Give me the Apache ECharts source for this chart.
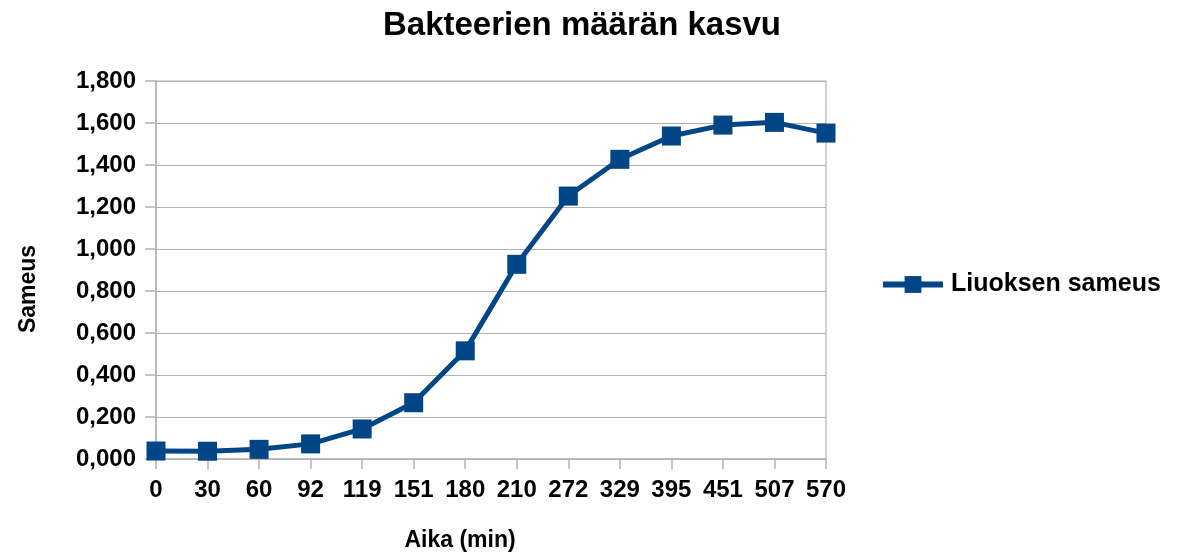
<!DOCTYPE html>
<html><head><meta charset="utf-8">
<script src="https://cdn.jsdelivr.net/npm/echarts@6/dist/echarts.min.js"></script>
<style>html,body{margin:0;padding:0;background:#fff}#c{width:1180px;height:555px}</style>
</head><body><div id="c"></div>
<script>
const categories = ['0','30','60','92','119','151','180','210','272','329','395','451','507','570'];
const sameus = [0.038,0.037,0.046,0.072,0.143,0.268,0.515,0.927,1.252,1.427,1.538,1.590,1.603,1.552];
const seriesName = 'Liuoksen sameus';
const chartTitle = 'Bakteerien määrän kasvu';
const xTitle = 'Aika (min)';
const yTitle = 'Sameus';

const ff = '"Liberation Sans", Arial, sans-serif';
const gridCol = '#b3b3b3';
const chart = echarts.init(document.getElementById('c'), null, {renderer:'canvas'});
chart.setOption({
  animation:false,
  backgroundColor:'#fff',
  title:{text:chartTitle,left:577,top:4,textAlign:'center',
    textStyle:{fontFamily:ff,fontWeight:'bold',fontSize:33,color:'#000'}},
  legend:{orient:'vertical',top:272,left:880,padding:0,
    itemWidth:60,itemHeight:21,itemGap:0,
    lineStyle:{width:6,color:'#004586'},
    textStyle:{fontFamily:ff,fontWeight:'bold',fontSize:25,color:'#000',padding:[0,0,0,3]},
    data:[seriesName]},
  graphic:[
    {type:'text',x:460,y:541,style:{text:xTitle,fontFamily:ff,fontWeight:'bold',fontSize:23,fill:'#000',align:'center',verticalAlign:'middle'}},
    {type:'text',x:29,y:289,rotation:Math.PI/2,style:{text:yTitle,fontFamily:ff,fontWeight:'bold',fontSize:23,fill:'#000',align:'center',verticalAlign:'middle'}}
  ],
  grid:{left:156,right:354,top:81,bottom:96,containLabel:false,show:true,borderColor:gridCol,borderWidth:1.2,backgroundColor:'transparent'},
  xAxis:{type:'category',data:categories,boundaryGap:false,
    axisLine:{lineStyle:{color:gridCol,width:1.5}},
    axisTick:{show:true,length:10,lineStyle:{color:gridCol,width:1.5}},
    axisLabel:{fontFamily:ff,fontWeight:'bold',fontSize:24,color:'#000',margin:19,interval:0},
    splitLine:{show:false}
  },
  yAxis:{type:'value',min:0,max:1.8,interval:0.2,
    axisLine:{show:true,lineStyle:{color:gridCol,width:1.5}},
    axisTick:{show:true,length:11,lineStyle:{color:gridCol,width:1.5}},
    axisLabel:{fontFamily:ff,fontWeight:'bold',fontSize:24,color:'#000',margin:20,
      formatter:v=>v.toFixed(3).replace('.',',')},
    splitLine:{show:true,lineStyle:{color:gridCol,width:1.2}}
  },
  series:[{name:seriesName,type:'line',data:sameus,
    symbol:'rect',symbolSize:19,
    lineStyle:{color:'#004586',width:5},
    itemStyle:{color:'#004586'}}]
});
</script></body></html>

--

[Aim of the exercise]
Restate the data above exactly, stripping out each image.

[Output]
Give me the Apache ECharts source for this chart.
<!DOCTYPE html>
<html><head><meta charset="utf-8">
<script src="https://cdn.jsdelivr.net/npm/echarts@6/dist/echarts.min.js"></script>
<style>html,body{margin:0;padding:0;background:#fff}#c{width:1180px;height:555px}</style>
</head><body><div id="c"></div>
<script>
const categories = ['0','30','60','92','119','151','180','210','272','329','395','451','507','570'];
const sameus = [0.038,0.037,0.046,0.072,0.143,0.268,0.515,0.927,1.252,1.427,1.538,1.590,1.603,1.552];
const seriesName = 'Liuoksen sameus';
const chartTitle = 'Bakteerien määrän kasvu';
const xTitle = 'Aika (min)';
const yTitle = 'Sameus';

const ff = '"Liberation Sans", Arial, sans-serif';
const gridCol = '#b3b3b3';
const chart = echarts.init(document.getElementById('c'), null, {renderer:'canvas'});
chart.setOption({
  animation:false,
  backgroundColor:'#fff',
  title:{text:chartTitle,left:577,top:4,textAlign:'center',
    textStyle:{fontFamily:ff,fontWeight:'bold',fontSize:33,color:'#000'}},
  legend:{orient:'vertical',top:272,left:880,padding:0,
    itemWidth:60,itemHeight:21,itemGap:0,
    lineStyle:{width:6,color:'#004586'},
    textStyle:{fontFamily:ff,fontWeight:'bold',fontSize:25,color:'#000',padding:[0,0,0,3]},
    data:[seriesName]},
  graphic:[
    {type:'text',x:460,y:541,style:{text:xTitle,fontFamily:ff,fontWeight:'bold',fontSize:23,fill:'#000',align:'center',verticalAlign:'middle'}},
    {type:'text',x:29,y:289,rotation:Math.PI/2,style:{text:yTitle,fontFamily:ff,fontWeight:'bold',fontSize:23,fill:'#000',align:'center',verticalAlign:'middle'}}
  ],
  grid:{left:156,right:354,top:81,bottom:96,containLabel:false,show:true,borderColor:gridCol,borderWidth:1.2,backgroundColor:'transparent'},
  xAxis:{type:'category',data:categories,boundaryGap:false,
    axisLine:{lineStyle:{color:gridCol,width:1.5}},
    axisTick:{show:true,length:10,lineStyle:{color:gridCol,width:1.5}},
    axisLabel:{fontFamily:ff,fontWeight:'bold',fontSize:24,color:'#000',margin:19,interval:0},
    splitLine:{show:false}
  },
  yAxis:{type:'value',min:0,max:1.8,interval:0.2,
    axisLine:{show:true,lineStyle:{color:gridCol,width:1.5}},
    axisTick:{show:true,length:11,lineStyle:{color:gridCol,width:1.5}},
    axisLabel:{fontFamily:ff,fontWeight:'bold',fontSize:24,color:'#000',margin:20,
      formatter:v=>v.toFixed(3).replace('.',',')},
    splitLine:{show:true,lineStyle:{color:gridCol,width:1.2}}
  },
  series:[{name:seriesName,type:'line',data:sameus,
    symbol:'rect',symbolSize:19,
    lineStyle:{color:'#004586',width:5},
    itemStyle:{color:'#004586'}}]
});
</script></body></html>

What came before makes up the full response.